### EXCERPTED RECORDS
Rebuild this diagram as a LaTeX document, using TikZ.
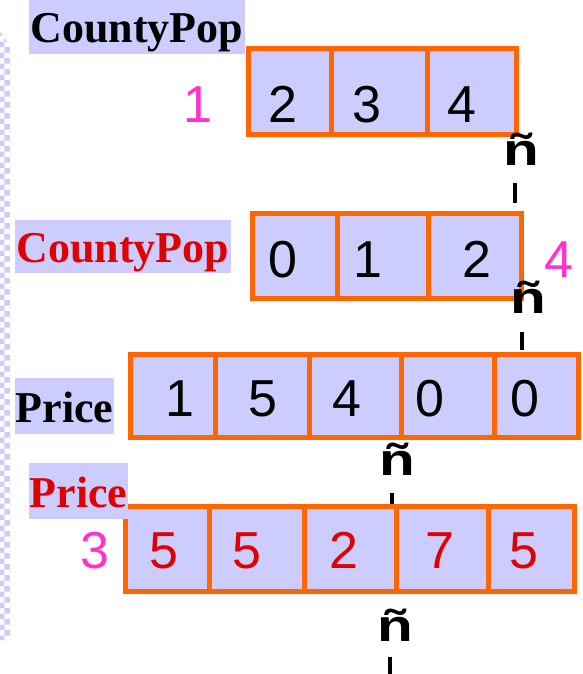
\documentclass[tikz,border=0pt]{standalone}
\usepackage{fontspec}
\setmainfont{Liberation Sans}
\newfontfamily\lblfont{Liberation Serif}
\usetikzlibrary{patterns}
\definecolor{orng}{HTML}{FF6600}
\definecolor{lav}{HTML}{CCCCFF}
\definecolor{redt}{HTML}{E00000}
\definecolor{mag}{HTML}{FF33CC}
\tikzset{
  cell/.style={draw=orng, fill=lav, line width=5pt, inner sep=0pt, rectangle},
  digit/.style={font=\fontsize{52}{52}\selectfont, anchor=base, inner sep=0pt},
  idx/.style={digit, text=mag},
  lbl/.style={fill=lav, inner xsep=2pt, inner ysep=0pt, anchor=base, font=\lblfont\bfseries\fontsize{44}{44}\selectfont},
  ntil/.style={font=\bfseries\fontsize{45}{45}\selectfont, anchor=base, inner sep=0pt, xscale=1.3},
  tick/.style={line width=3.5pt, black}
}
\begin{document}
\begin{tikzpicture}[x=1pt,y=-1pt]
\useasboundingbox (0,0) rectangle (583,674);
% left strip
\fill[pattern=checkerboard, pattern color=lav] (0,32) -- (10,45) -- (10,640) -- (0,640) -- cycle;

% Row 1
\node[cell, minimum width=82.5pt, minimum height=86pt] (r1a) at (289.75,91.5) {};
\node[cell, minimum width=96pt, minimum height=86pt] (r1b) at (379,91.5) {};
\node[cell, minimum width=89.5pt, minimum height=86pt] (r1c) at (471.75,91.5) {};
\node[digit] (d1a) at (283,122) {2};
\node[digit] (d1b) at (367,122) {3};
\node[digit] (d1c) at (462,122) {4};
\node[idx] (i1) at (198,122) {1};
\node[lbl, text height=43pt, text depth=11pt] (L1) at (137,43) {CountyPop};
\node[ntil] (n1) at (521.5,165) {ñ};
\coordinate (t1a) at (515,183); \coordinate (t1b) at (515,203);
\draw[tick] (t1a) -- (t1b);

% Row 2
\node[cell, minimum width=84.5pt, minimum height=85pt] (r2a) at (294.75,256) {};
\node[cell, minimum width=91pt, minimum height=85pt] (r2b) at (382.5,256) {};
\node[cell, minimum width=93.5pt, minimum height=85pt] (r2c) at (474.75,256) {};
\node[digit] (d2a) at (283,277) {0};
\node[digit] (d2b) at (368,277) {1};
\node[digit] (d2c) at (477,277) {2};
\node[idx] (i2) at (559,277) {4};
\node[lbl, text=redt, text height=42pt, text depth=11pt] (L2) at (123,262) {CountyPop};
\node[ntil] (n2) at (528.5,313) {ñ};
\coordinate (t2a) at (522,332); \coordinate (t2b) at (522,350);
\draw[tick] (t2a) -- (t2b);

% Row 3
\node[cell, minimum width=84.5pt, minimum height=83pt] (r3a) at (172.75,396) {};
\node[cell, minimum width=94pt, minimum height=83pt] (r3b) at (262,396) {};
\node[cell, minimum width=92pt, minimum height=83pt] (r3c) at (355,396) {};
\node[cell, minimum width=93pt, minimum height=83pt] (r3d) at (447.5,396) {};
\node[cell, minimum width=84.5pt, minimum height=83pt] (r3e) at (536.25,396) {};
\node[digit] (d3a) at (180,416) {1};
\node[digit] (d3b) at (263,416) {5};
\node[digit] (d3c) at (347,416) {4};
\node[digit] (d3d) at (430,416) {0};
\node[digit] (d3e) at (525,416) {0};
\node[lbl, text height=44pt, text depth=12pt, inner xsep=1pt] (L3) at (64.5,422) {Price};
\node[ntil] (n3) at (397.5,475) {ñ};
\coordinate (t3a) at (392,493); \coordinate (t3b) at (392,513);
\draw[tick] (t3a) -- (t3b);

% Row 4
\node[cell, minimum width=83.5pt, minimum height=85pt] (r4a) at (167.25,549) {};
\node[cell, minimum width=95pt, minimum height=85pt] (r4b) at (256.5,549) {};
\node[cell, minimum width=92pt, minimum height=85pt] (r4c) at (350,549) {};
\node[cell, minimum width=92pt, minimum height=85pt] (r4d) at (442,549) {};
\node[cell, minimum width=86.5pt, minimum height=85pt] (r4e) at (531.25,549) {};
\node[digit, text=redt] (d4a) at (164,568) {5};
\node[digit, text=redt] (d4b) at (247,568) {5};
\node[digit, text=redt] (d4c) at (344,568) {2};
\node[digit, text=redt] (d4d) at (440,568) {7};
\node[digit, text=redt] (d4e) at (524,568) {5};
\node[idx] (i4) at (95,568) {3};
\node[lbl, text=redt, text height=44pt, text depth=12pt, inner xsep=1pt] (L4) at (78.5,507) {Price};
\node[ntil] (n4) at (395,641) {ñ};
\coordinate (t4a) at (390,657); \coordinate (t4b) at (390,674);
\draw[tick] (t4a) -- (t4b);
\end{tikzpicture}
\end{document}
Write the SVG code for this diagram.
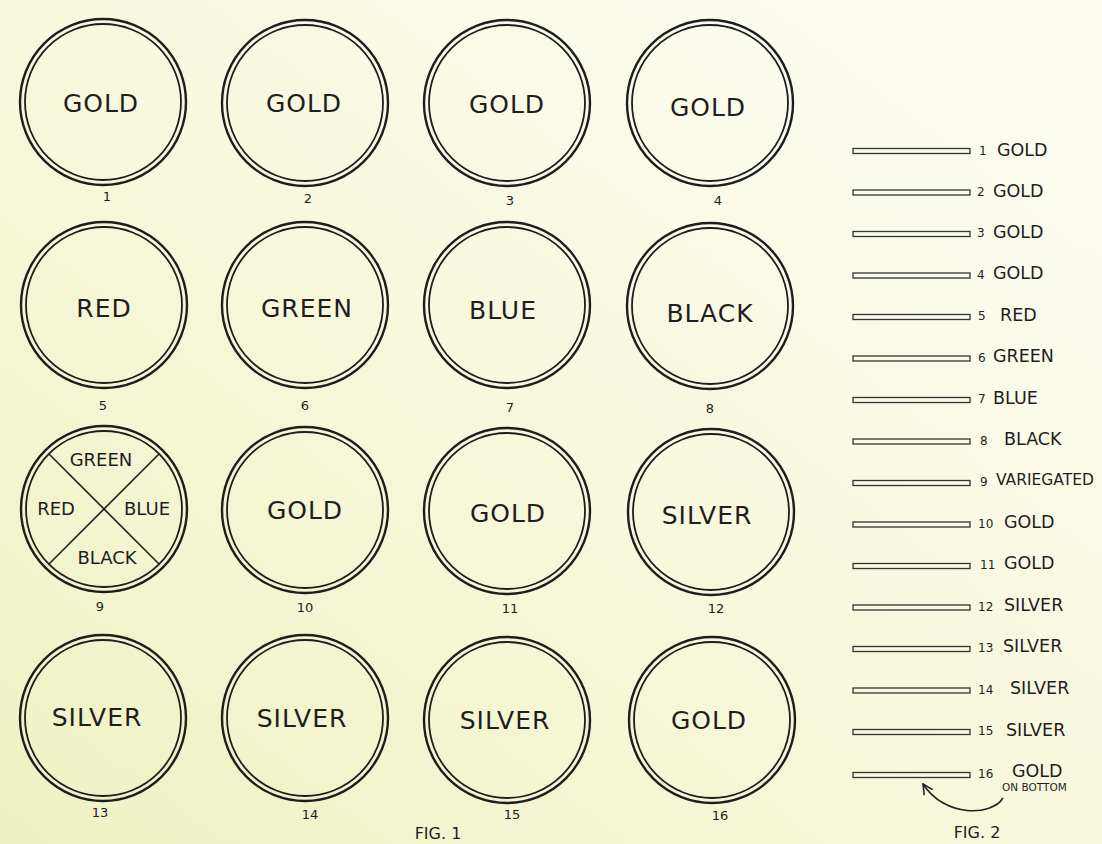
######
• [PROMPT]: Copy the records above exactly, omitting every picture.

• [FINISHED TASK]:
Rebuild this diagram as a LaTeX document, using TikZ.
\documentclass[tikz,border=0pt]{standalone}
\usepackage{fontspec}
\setmainfont{Liberation Sans}
\newfontfamily\lblfont{Liberation Serif}
\usetikzlibrary{patterns}
\definecolor{orng}{HTML}{FF6600}
\definecolor{lav}{HTML}{CCCCFF}
\definecolor{redt}{HTML}{E00000}
\definecolor{mag}{HTML}{FF33CC}
\tikzset{
  cell/.style={draw=orng, fill=lav, line width=5pt, inner sep=0pt, rectangle},
  digit/.style={font=\fontsize{52}{52}\selectfont, anchor=base, inner sep=0pt},
  idx/.style={digit, text=mag},
  lbl/.style={fill=lav, inner xsep=2pt, inner ysep=0pt, anchor=base, font=\lblfont\bfseries\fontsize{44}{44}\selectfont},
  ntil/.style={font=\bfseries\fontsize{45}{45}\selectfont, anchor=base, inner sep=0pt, xscale=1.3},
  tick/.style={line width=3.5pt, black}
}
\begin{document}
\begin{tikzpicture}[x=1pt,y=-1pt]
\useasboundingbox (0,0) rectangle (583,674);
% left strip
\fill[pattern=checkerboard, pattern color=lav] (0,32) -- (10,45) -- (10,640) -- (0,640) -- cycle;

% Row 1
\node[cell, minimum width=82.5pt, minimum height=86pt] (r1a) at (289.75,91.5) {};
\node[cell, minimum width=96pt, minimum height=86pt] (r1b) at (379,91.5) {};
\node[cell, minimum width=89.5pt, minimum height=86pt] (r1c) at (471.75,91.5) {};
\node[digit] (d1a) at (283,122) {2};
\node[digit] (d1b) at (367,122) {3};
\node[digit] (d1c) at (462,122) {4};
\node[idx] (i1) at (198,122) {1};
\node[lbl, text height=43pt, text depth=11pt] (L1) at (137,43) {CountyPop};
\node[ntil] (n1) at (521.5,165) {ñ};
\coordinate (t1a) at (515,183); \coordinate (t1b) at (515,203);
\draw[tick] (t1a) -- (t1b);

% Row 2
\node[cell, minimum width=84.5pt, minimum height=85pt] (r2a) at (294.75,256) {};
\node[cell, minimum width=91pt, minimum height=85pt] (r2b) at (382.5,256) {};
\node[cell, minimum width=93.5pt, minimum height=85pt] (r2c) at (474.75,256) {};
\node[digit] (d2a) at (283,277) {0};
\node[digit] (d2b) at (368,277) {1};
\node[digit] (d2c) at (477,277) {2};
\node[idx] (i2) at (559,277) {4};
\node[lbl, text=redt, text height=42pt, text depth=11pt] (L2) at (123,262) {CountyPop};
\node[ntil] (n2) at (528.5,313) {ñ};
\coordinate (t2a) at (522,332); \coordinate (t2b) at (522,350);
\draw[tick] (t2a) -- (t2b);

% Row 3
\node[cell, minimum width=84.5pt, minimum height=83pt] (r3a) at (172.75,396) {};
\node[cell, minimum width=94pt, minimum height=83pt] (r3b) at (262,396) {};
\node[cell, minimum width=92pt, minimum height=83pt] (r3c) at (355,396) {};
\node[cell, minimum width=93pt, minimum height=83pt] (r3d) at (447.5,396) {};
\node[cell, minimum width=84.5pt, minimum height=83pt] (r3e) at (536.25,396) {};
\node[digit] (d3a) at (180,416) {1};
\node[digit] (d3b) at (263,416) {5};
\node[digit] (d3c) at (347,416) {4};
\node[digit] (d3d) at (430,416) {0};
\node[digit] (d3e) at (525,416) {0};
\node[lbl, text height=44pt, text depth=12pt, inner xsep=1pt] (L3) at (64.5,422) {Price};
\node[ntil] (n3) at (397.5,475) {ñ};
\coordinate (t3a) at (392,493); \coordinate (t3b) at (392,513);
\draw[tick] (t3a) -- (t3b);

% Row 4
\node[cell, minimum width=83.5pt, minimum height=85pt] (r4a) at (167.25,549) {};
\node[cell, minimum width=95pt, minimum height=85pt] (r4b) at (256.5,549) {};
\node[cell, minimum width=92pt, minimum height=85pt] (r4c) at (350,549) {};
\node[cell, minimum width=92pt, minimum height=85pt] (r4d) at (442,549) {};
\node[cell, minimum width=86.5pt, minimum height=85pt] (r4e) at (531.25,549) {};
\node[digit, text=redt] (d4a) at (164,568) {5};
\node[digit, text=redt] (d4b) at (247,568) {5};
\node[digit, text=redt] (d4c) at (344,568) {2};
\node[digit, text=redt] (d4d) at (440,568) {7};
\node[digit, text=redt] (d4e) at (524,568) {5};
\node[idx] (i4) at (95,568) {3};
\node[lbl, text=redt, text height=44pt, text depth=12pt, inner xsep=1pt] (L4) at (78.5,507) {Price};
\node[ntil] (n4) at (395,641) {ñ};
\coordinate (t4a) at (390,657); \coordinate (t4b) at (390,674);
\draw[tick] (t4a) -- (t4b);
\end{tikzpicture}
\end{document}
Write the SVG code for this diagram.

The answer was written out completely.